- _Given task_
Using the material below, repeat exactly the lines from the one with "What matplotlib code" through the one with "from matplotlib.transforms import", ends included, without any images.

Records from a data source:
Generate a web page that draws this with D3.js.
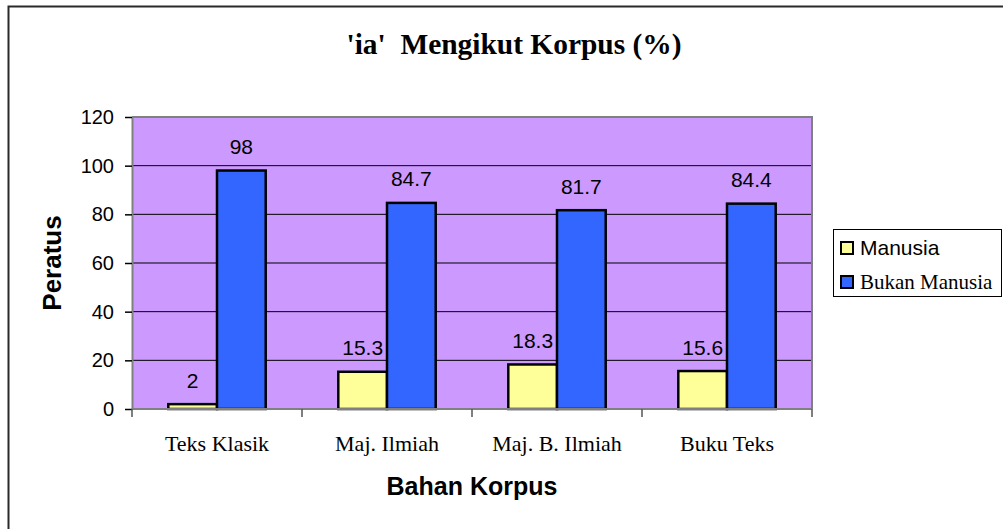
<!DOCTYPE html>
<html>
<head>
<meta charset="utf-8">
<script src="https://cdn.jsdelivr.net/npm/d3@7"></script>
<style>
  body { margin: 0; background: #fff; }
  svg { display: block; }
</style>
</head>
<body>
<script>
// data
var categories = ["Teks Klasik", "Maj. Ilmiah", "Maj. B. Ilmiah", "Buku Teks"];
var seriesNames = ["Manusia", "Bukan Manusia"];
var manusia = [2, 15.3, 18.3, 15.6];
var bukanManusia = [98, 84.7, 81.7, 84.4];
var yTicks = [0, 20, 40, 60, 80, 100, 120];

var W = 1003, H = 529;
var colors = {"Manusia": "#ffff99", "Bukan Manusia": "#3366ff"};

var svg = d3.select("body").append("svg")
  .attr("width", W)
  .attr("height", H);

// outer frame (runs off right/bottom)
svg.append("rect")
  .attr("x", 8.5).attr("y", 6.5)
  .attr("width", W + 20).attr("height", H + 20)
  .attr("fill", "none")
  .attr("stroke", "#2a2a2a")
  .attr("stroke-width", 2);

svg.append("text")
  .attr("x", 514).attr("y", 54)
  .attr("text-anchor", "middle")
  .attr("font-family", "'Liberation Serif', 'Times New Roman', serif")
  .attr("font-weight", "bold")
  .attr("font-size", 29)
  .attr("textLength", 335)
  .attr("lengthAdjust", "spacingAndGlyphs")
  .style("white-space", "pre")
  .text("'ia'  Mengikut Korpus (%)");

var plot = {left: 132, right: 812, top: 117, bottom: 409};

var x = d3.scaleBand().domain(categories).range([plot.left, plot.right]).padding(0);
var xs = d3.scaleBand().domain(seriesNames).range([0, x.bandwidth()])
  .paddingInner(0).paddingOuter(0.745);
var y = d3.scaleLinear().domain([0, 120]).range([plot.bottom, plot.top]);

var rows = categories.map(function(c, i) {
  return {cat: c, values: [
    {name: "Manusia", value: manusia[i]},
    {name: "Bukan Manusia", value: bukanManusia[i]}
  ]};
});

var g = svg.append("g");

g.append("rect")
  .attr("x", plot.left).attr("y", plot.top)
  .attr("width", plot.right - plot.left)
  .attr("height", plot.bottom - plot.top)
  .attr("fill", "#cc99ff");

// gridlines
g.selectAll(".grid")
  .data(yTicks.filter(function(t) { return t > 0 && t < 120; }))
  .enter().append("line")
  .attr("x1", plot.left).attr("x2", plot.right)
  .attr("y1", function(d) { return y(d); })
  .attr("y2", function(d) { return y(d); })
  .attr("stroke", "#000")
  .attr("stroke-width", 1);

// top and right border of plot area
g.append("path")
  .attr("d", "M" + plot.left + "," + plot.top + "H" + plot.right + "V" + plot.bottom)
  .attr("fill", "none")
  .attr("stroke", "#808080")
  .attr("stroke-width", 2);

// bars
var grp = g.selectAll(".grp")
  .data(rows)
  .enter().append("g")
  .attr("transform", function(d) { return "translate(" + x(d.cat) + ",0)"; });

grp.selectAll("rect")
  .data(function(d) { return d.values; })
  .enter().append("rect")
  .attr("x", function(d) { return xs(d.name); })
  .attr("width", xs.bandwidth())
  .attr("y", function(d) { return y(d.value); })
  .attr("height", function(d) { return y(0) - y(d.value); })
  .attr("fill", function(d) { return colors[d.name]; })
  .attr("stroke", "#000")
  .attr("stroke-width", 2.5);

grp.selectAll(".lbl")
  .data(function(d) { return d.values; })
  .enter().append("text")
  .attr("x", function(d) { return xs(d.name) + xs.bandwidth() / 2; })
  .attr("y", function(d) { return y(d.value) - 16.5; })
  .attr("text-anchor", "middle")
  .attr("font-family", "'Liberation Sans', Arial, sans-serif")
  .attr("font-size", 21)
  .attr("fill", "#000")
  .text(function(d) { return d.value; });

// y axis
var yAxis = svg.append("g")
  .attr("transform", "translate(" + plot.left + ",0)")
  .call(d3.axisLeft(y).tickValues(yTicks).tickSize(7).tickSizeOuter(0).tickPadding(11));
yAxis.select(".domain").attr("stroke", "#808080").attr("stroke-width", 2);
yAxis.selectAll(".tick line").attr("stroke", "#000").attr("stroke-width", 1.5);
yAxis.selectAll("text")
  .attr("font-family", "'Liberation Sans', Arial, sans-serif")
  .attr("font-size", 20)
  .attr("fill", "#000");

// x axis with ticks at category boundaries
var xAxis = svg.append("g")
  .attr("transform", "translate(0," + plot.bottom + ")");
xAxis.append("line")
  .attr("x1", plot.left).attr("x2", plot.right)
  .attr("stroke", "#808080").attr("stroke-width", 2);
var bounds = categories.map(function(c) { return x(c); }).concat([x(categories[categories.length - 1]) + x.bandwidth()]);
xAxis.selectAll(".xt")
  .data(bounds)
  .enter().append("line")
  .attr("x1", function(d) { return d; }).attr("x2", function(d) { return d; })
  .attr("y1", 0).attr("y2", 8)
  .attr("stroke", "#555").attr("stroke-width", 1.5);
xAxis.selectAll(".xl")
  .data(categories)
  .enter().append("text")
  .attr("x", function(d) { return x(d) + x.bandwidth() / 2; })
  .attr("y", 42)
  .attr("text-anchor", "middle")
  .attr("font-family", "'Liberation Serif', 'Times New Roman', serif")
  .attr("font-size", 22)
  .attr("fill", "#000")
  .text(function(d) { return d; });

// axis titles
svg.append("text")
  .attr("x", (plot.left + plot.right) / 2).attr("y", 495)
  .attr("text-anchor", "middle")
  .attr("font-family", "'Liberation Sans', Arial, sans-serif")
  .attr("font-weight", "bold")
  .attr("font-size", 25)
  .text("Bahan Korpus");

svg.append("text")
  .attr("transform", "translate(61," + (plot.top + plot.bottom) / 2 + ") rotate(-90)")
  .attr("text-anchor", "middle")
  .attr("font-family", "'Liberation Sans', Arial, sans-serif")
  .attr("font-weight", "bold")
  .attr("font-size", 26)
  .text("Peratus");

// legend
var legend = svg.append("g");
legend.append("rect")
  .attr("x", 833.5).attr("y", 229.5)
  .attr("width", 168).attr("height", 67)
  .attr("fill", "#fff")
  .attr("stroke", "#000").attr("stroke-width", 1);

var legendFonts = ["'Liberation Sans', Arial, sans-serif", "'Liberation Serif', 'Times New Roman', serif"];
var item = legend.selectAll(".item")
  .data(seriesNames)
  .enter().append("g")
  .attr("transform", function(d, i) { return "translate(0," + (i * 34) + ")"; });
item.append("rect")
  .attr("x", 841).attr("y", 242)
  .attr("width", 12).attr("height", 12)
  .attr("fill", function(d) { return colors[d]; })
  .attr("stroke", "#000").attr("stroke-width", 2);
item.append("text")
  .attr("x", 860).attr("y", 254.5)
  .attr("font-family", function(d, i) { return legendFonts[i]; })
  .attr("font-size", 21)
  .text(function(d) { return d; });
</script>
</body>
</html>
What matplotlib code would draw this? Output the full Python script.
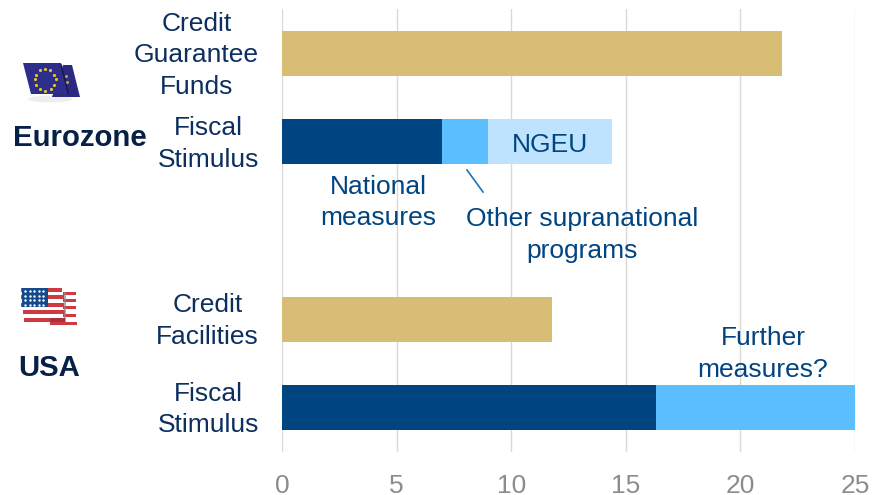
import matplotlib
matplotlib.use("Agg")
import matplotlib.pyplot as plt
from matplotlib.patches import Polygon, Rectangle, Ellipse
from matplotlib.transforms import ScaledTranslation

plt.rcParams['font.family'] = ['Liberation Sans', 'DejaVu Sans']

# categories from top to bottom, the blank one is the gap between the blocks
categories = ["Credit\nGuarantee\nFunds", "Fiscal\nStimulus", "", "Credit\nFacilities", "Fiscal\nStimulus"]
credit_values = [21.8, 0, 0, 11.8, 0]
national_values = [0, 7.0, 0, 0, 16.3]
supranational_values = [0, 2.0, 0, 0, 8.7]
ngeu_values = [0, 5.4, 0, 0, 0]
x_ticks = [0, 5, 10, 15, 20, 25]

GOLD = "#d8bd75"
DARK = "#004481"
MID = "#5bbeff"
LIGHT = "#bde3ff"
TEXT = "#004481"
LABEL = "#0c2f60"
NAVY = "#072146"
FS = 19
LS = 1.38

fig = plt.figure(figsize=(8.72, 4.95), dpi=100)
W, H = 872, 495
ax = fig.add_axes([282 / W, 1 - 452 / H, 573 / W, 443 / H])

pos = list(range(len(categories)))
ax.barh(pos, credit_values, height=0.51, color=GOLD, zorder=3)
ax.barh(pos, national_values, height=0.51, color=DARK, zorder=3)
ax.barh(pos, supranational_values, left=national_values, height=0.51, color=MID, zorder=3)
left = [a + b for a, b in zip(national_values, supranational_values)]
ax.barh(pos, ngeu_values, left=left, height=0.51, color=LIGHT, zorder=3)

ax.set_xlim(0, 25)
ax.set_ylim(4.5, -0.5)
ax.set_xticks(x_ticks)
ax.set_yticks(pos)
ax.set_yticklabels(categories, fontsize=FS, color=LABEL, ha="right", va="center", multialignment="center", linespacing=LS)
ax.tick_params(axis="y", length=0, pad=16.5)
ax.tick_params(axis="x", length=0, pad=16, labelsize=FS, labelcolor="#8c8c8c")
ax.grid(axis="x", color="#d9d9d9", lw=1, zorder=0)
for s in ax.spines.values():
    s.set_visible(False)

# nudge category labels down 2px
nudge = ScaledTranslation(0, -2 / 100, fig.dpi_scale_trans)
for lab in ax.get_yticklabels():
    lab.set_transform(lab.get_transform() + nudge)

# pixel overlay for annotations and flags
ov = fig.add_axes([0, 0, 1, 1], facecolor="none")
ov.set_xlim(0, W)
ov.set_ylim(H, 0)
ov.axis("off")

ov.text(550, 144.5, "NGEU", fontsize=FS, color=TEXT, ha="center", va="center")
ov.text(378, 202.5, "National\nmeasures", fontsize=FS, color=TEXT, ha="center", va="center", linespacing=LS)
ov.text(582, 235, "Other supranational\nprograms", fontsize=FS, color=TEXT, ha="center", va="center", linespacing=LS)
ov.text(763, 354, "Further\nmeasures?", fontsize=FS, color=TEXT, ha="center", va="center", linespacing=LS)
ov.plot([467, 483], [170, 192], color="#1973b8", lw=1.2)
ov.text(79.5, 138, "Eurozone", fontsize=21.2, fontweight="bold", color=NAVY, ha="center", va="center")
ov.text(49.5, 368.5, "USA", fontsize=21.2, fontweight="bold", color=NAVY, ha="center", va="center")

# EU flag
ov.add_patch(Ellipse((50, 99), 44, 7, color="#e4e4e4", alpha=0.6, lw=0))
ov.add_patch(Polygon([[63, 65], [72, 65], [80, 97], [52, 97]], color="#2a2a80", lw=0))
ov.add_patch(Polygon([[23, 63], [61, 63], [68, 94], [31, 94]], color="#2d2d8c", lw=0))
ov.plot([61, 68.5], [65, 94], color="#15154f", lw=1)
stars = [(45, 69), (50, 70), (54, 75), (55.5, 79), (54, 85), (51, 89), (45, 90.5), (40, 89), (36, 85), (34.5, 79), (36, 75), (40, 70)]
ov.scatter([s[0] for s in stars], [s[1] for s in stars], s=5, color="#e8c81e", zorder=5, lw=0)
ov.scatter([66, 67], [76, 82], s=5, color="#b8a030", zorder=5, lw=0)

# US flag
for y in [292, 299, 306, 314]:
    ov.add_patch(Rectangle((63, y), 13, 3.2, color="#cf3a42", lw=0))
ov.add_patch(Rectangle((50, 322), 27, 3.4, color="#cf3a42", lw=0))
for x0, x1, y in [(21, 62, 288), (21, 64, 295), (21, 64, 303), (23, 65, 310), (24, 65, 318)]:
    ov.add_patch(Rectangle((x0, y), x1 - x0, 3.6, color="#cf3a42", lw=0))
ov.add_patch(Rectangle((63.5, 292), 2.5, 30, color="#8a8a8a", alpha=0.7, lw=0))
ov.add_patch(Rectangle((50, 318), 15, 4, color="#a8323a", lw=0))
ov.add_patch(Rectangle((21.5, 288), 26, 19, color="#144a8c", lw=0))
sx = [25 + 4.6 * i for i in range(5)]
ov.scatter([x for x in sx for _ in range(4)], [291 + 4.5 * j for _ in sx for j in range(4)], s=3, color="white", lw=0, zorder=5)

fig.savefig("out.png", dpi=100)
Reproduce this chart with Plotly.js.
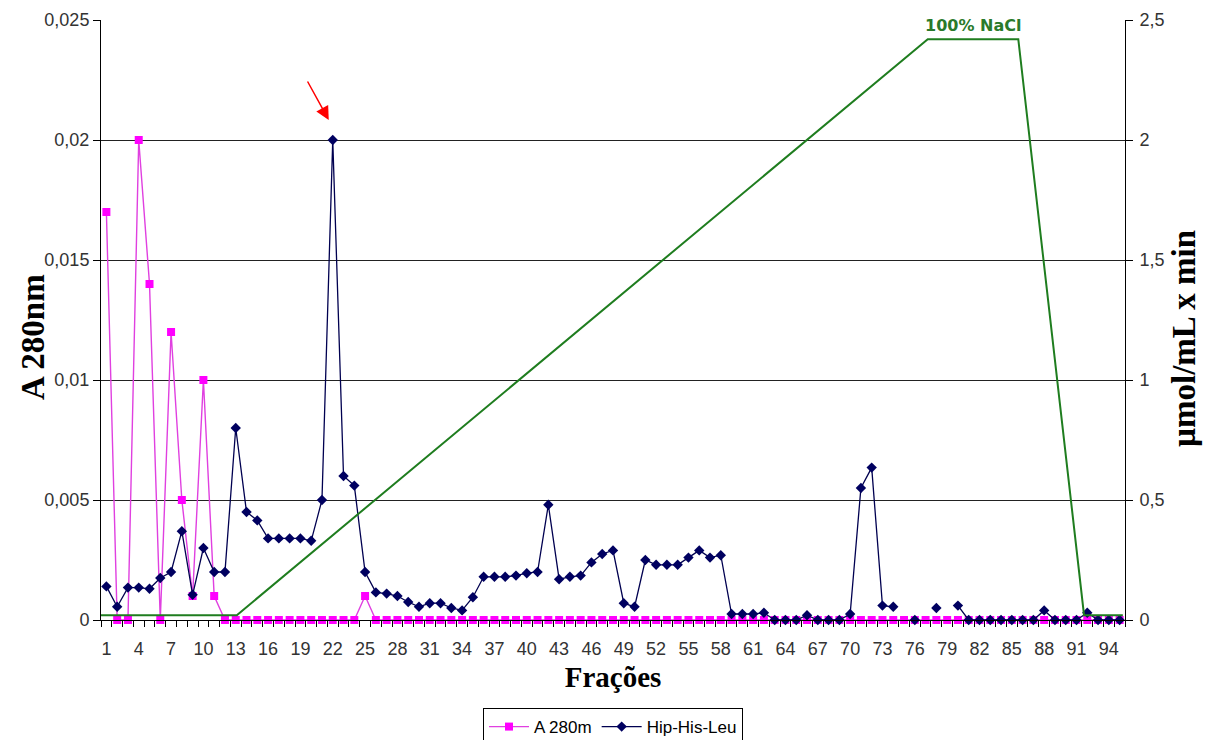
<!DOCTYPE html>
<html>
<head>
<meta charset="utf-8">
<script src="https://cdn.plot.ly/plotly-3.0.1.min.js"></script>
<style>html,body{margin:0;padding:0;background:#fff;}#chart{width:1207px;height:740px;}</style>
</head>
<body>
<div id="chart"></div>
<script>
// Fractions (categories)
const fractions = [1,2,3,4,5,6,7,8,9,10,11,12,13,14,15,16,17,18,19,20,21,22,23,24,25,26,27,28,29,30,
  31,32,33,34,35,36,37,38,39,40,41,42,43,44,45,46,47,48,49,50,51,52,53,54,55,56,57,58,59,60,
  61,62,63,64,65,66,67,68,69,70,71,72,73,74,75,76,77,78,79,80,81,82,83,84,85,86,87,88,89,90,
  91,92,93,94,95];
const tickFractions = [1,4,7,10,13,16,19,22,25,28,31,34,37,40,43,46,49,52,55,58,61,64,67,70,73,76,79,82,85,88,91,94];

// A 280 (left axis)
const a280 = [0.017,0,0,0.02,0.014,0,0.012,0.005,0.001,0.01,0.001,0,0,0,0,0,0,0,0,0,
  0,0,0,0,0.001,0,0,0,0,0,0,0,0,0,0,0,0,0,0,0,
  0,0,0,0,0,0,0,0,0,0,0,0,0,0,0,0,0,0,0,0,
  0,0,0,0,0,0,0,0,0,0,0,0,0,0,0,0,0,0,0,0,
  0,0,0,0,0,0,0,0,0,0,0,0,0,0,0];

// Hip-His-Leu activity (right axis, µmol/mL x min)
const hipHisLeu = [0.14,0.055,0.135,0.135,0.13,0.175,0.2,0.37,0.105,0.3,0.2,0.2,0.8,0.45,0.415,0.34,0.34,0.34,0.34,0.33,
  0.5,2.0,0.6,0.56,0.2,0.115,0.11,0.1,0.075,0.055,0.07,0.07,0.05,0.04,0.095,0.18,0.18,0.18,0.185,0.195,
  0.2,0.48,0.17,0.18,0.185,0.24,0.275,0.29,0.07,0.055,0.25,0.23,0.23,0.23,0.26,0.29,0.26,0.27,0.025,0.025,
  0.025,0.03,0,0,0,0.02,0,0,0,0.025,0.55,0.635,0.06,0.055,null,0,null,0.05,null,0.06,
  0,0,0,0,0,0,0,0.04,0,0,0,0.03,0,0,0];

// NaCl gradient (right axis scale)
const gradientX = [0.5,13.1,77.2,85.6,91.7,95.3];
const gradientY = [0.02,0.02,2.42,2.42,0.02,0.02];
const gradientLabel = '100% NaCl';

const leftTicks = [0,0.005,0.01,0.015,0.02,0.025];
const rightTicks = [0,0.5,1,1.5,2,2.5];
const gridTicks = [0.005,0.01,0.015,0.02];

const peakIdx = hipHisLeu.indexOf(Math.max(...hipHisLeu.filter(v => v !== null)));

const tickFont = {family: 'Liberation Sans, Arial, sans-serif', size: 18, color: '#333'};
const titleFont = {family: 'Liberation Serif, Times New Roman, serif', size: 33, color: '#000', weight: 'bold'};

const traces = [
  {
    // carrier for the horizontal grid axis (no visible marks)
    x: [null], y: [null], type: 'scatter', mode: 'lines', showlegend: false, hoverinfo: 'skip',
    xaxis: 'x', yaxis: 'y3'
  },
  {
    x: fractions, y: a280, name: 'A 280m', type: 'scatter', mode: 'lines+markers',
    cliponaxis: false,
    line: {color: '#e040e0', width: 1.4},
    marker: {symbol: 'square', size: 8, color: '#ff00ff'},
    xaxis: 'x', yaxis: 'y'
  },
  {
    x: fractions, y: hipHisLeu, name: 'Hip-His-Leu', type: 'scatter', mode: 'lines+markers',
    connectgaps: false, cliponaxis: false,
    line: {color: '#000050', width: 1.3},
    marker: {symbol: 'diamond', size: 8, color: '#000060'},
    xaxis: 'x', yaxis: 'y2'
  },
  {
    x: gradientX, y: gradientY, name: 'NaCl', type: 'scatter', mode: 'lines',
    line: {color: '#1f7d1f', width: 2},
    showlegend: false, hoverinfo: 'skip',
    xaxis: 'x', yaxis: 'y2'
  }
];

const layout = {
  width: 1207, height: 740,
  margin: {l: 101, r: 82, t: 20, b: 120},
  paper_bgcolor: '#fff', plot_bgcolor: '#fff',
  separators: ',.',
  showlegend: true,
  legend: {
    orientation: 'h', x: 0.5, xanchor: 'center', xref: 'paper',
    y: 0.0432, yanchor: 'top', yref: 'container',
    bordercolor: '#000', borderwidth: 1, bgcolor: '#fff',
    font: {family: 'Liberation Sans, Arial, sans-serif', size: 17, color: '#000'},
    itemwidth: 40, tracegroupgap: 0
  },
  xaxis: {
    range: [0.5, 95.5], tickvals: tickFractions, ticktext: tickFractions.map(String),
    ticks: 'outside', ticklen: 12, tickcolor: 'rgba(0,0,0,0)',
    minor: {tick0: 0.5, dtick: 1, ticks: 'outside', ticklen: 6, tickcolor: '#000', tickwidth: 1, showgrid: false},
    showline: true, linecolor: '#000', linewidth: 1,
    showgrid: false, zeroline: false,
    tickfont: tickFont,
    title: {text: 'Frações', font: {family: 'Liberation Serif, Times New Roman, serif', size: 29, color: '#000', weight: 'bold'}, standoff: 9}
  },
  yaxis: {
    range: [0, 0.025], tickvals: leftTicks,
    ticks: 'outside', ticklen: 7, tickcolor: '#000',
    showline: true, linecolor: '#000', linewidth: 1,
    showgrid: false, zeroline: false,
    tickfont: tickFont, ticksuffix: '\u00a0'
  },
  yaxis2: {
    range: [0, 2.5], tickvals: rightTicks, overlaying: 'y', side: 'right', anchor: 'x',
    ticks: 'outside', ticklen: 7, tickcolor: '#000',
    showline: true, linecolor: '#000', linewidth: 1,
    showgrid: false, zeroline: false,
    tickfont: tickFont, ticklabelstandoff: 3
  },
  yaxis3: {
    range: [0, 0.025], tickvals: gridTicks, overlaying: 'y', anchor: 'x',
    showgrid: true, gridcolor: '#222', gridwidth: 1,
    showticklabels: false, ticks: '', showline: false, zeroline: false
  },
  annotations: [
    {
      text: 'A 280nm', textangle: -90, xref: 'paper', yref: 'paper',
      x: -0.0664, y: 0.4717, xanchor: 'center', yanchor: 'middle', showarrow: false,
      font: titleFont
    },
    {
      text: 'µmol/mL x min', textangle: -90, xref: 'paper', yref: 'paper',
      x: 1.0576, y: 0.47, xanchor: 'center', yanchor: 'middle', showarrow: false,
      font: titleFont
    },
    {
      text: gradientLabel, xref: 'x', yref: 'y2',
      x: (gradientX[2] + gradientX[3]) / 2, y: gradientY[2],
      yanchor: 'bottom', yshift: 2, showarrow: false,
      font: {family: 'DejaVu Sans, Verdana, sans-serif', size: 16, color: '#2a7a2a', weight: 'bold'}
    },
    {
      text: '', xref: 'x', yref: 'y2',
      x: fractions[peakIdx], y: hipHisLeu[peakIdx],
      xshift: -4, yshift: 20, ax: -22, ay: -40,
      showarrow: true, arrowcolor: '#ff0000', arrowwidth: 1.5, arrowhead: 2, arrowsize: 1.8
    }
  ]
};

Plotly.newPlot('chart', traces, layout, {displayModeBar: false, staticPlot: true});
</script>
</body>
</html>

- _Answer to the task_
What matplotlib code would draw this? Output the full Python script.
import matplotlib
matplotlib.use("Agg")
import matplotlib.pyplot as plt
from matplotlib.patches import Polygon, Rectangle, Ellipse
from matplotlib.transforms import ScaledTranslation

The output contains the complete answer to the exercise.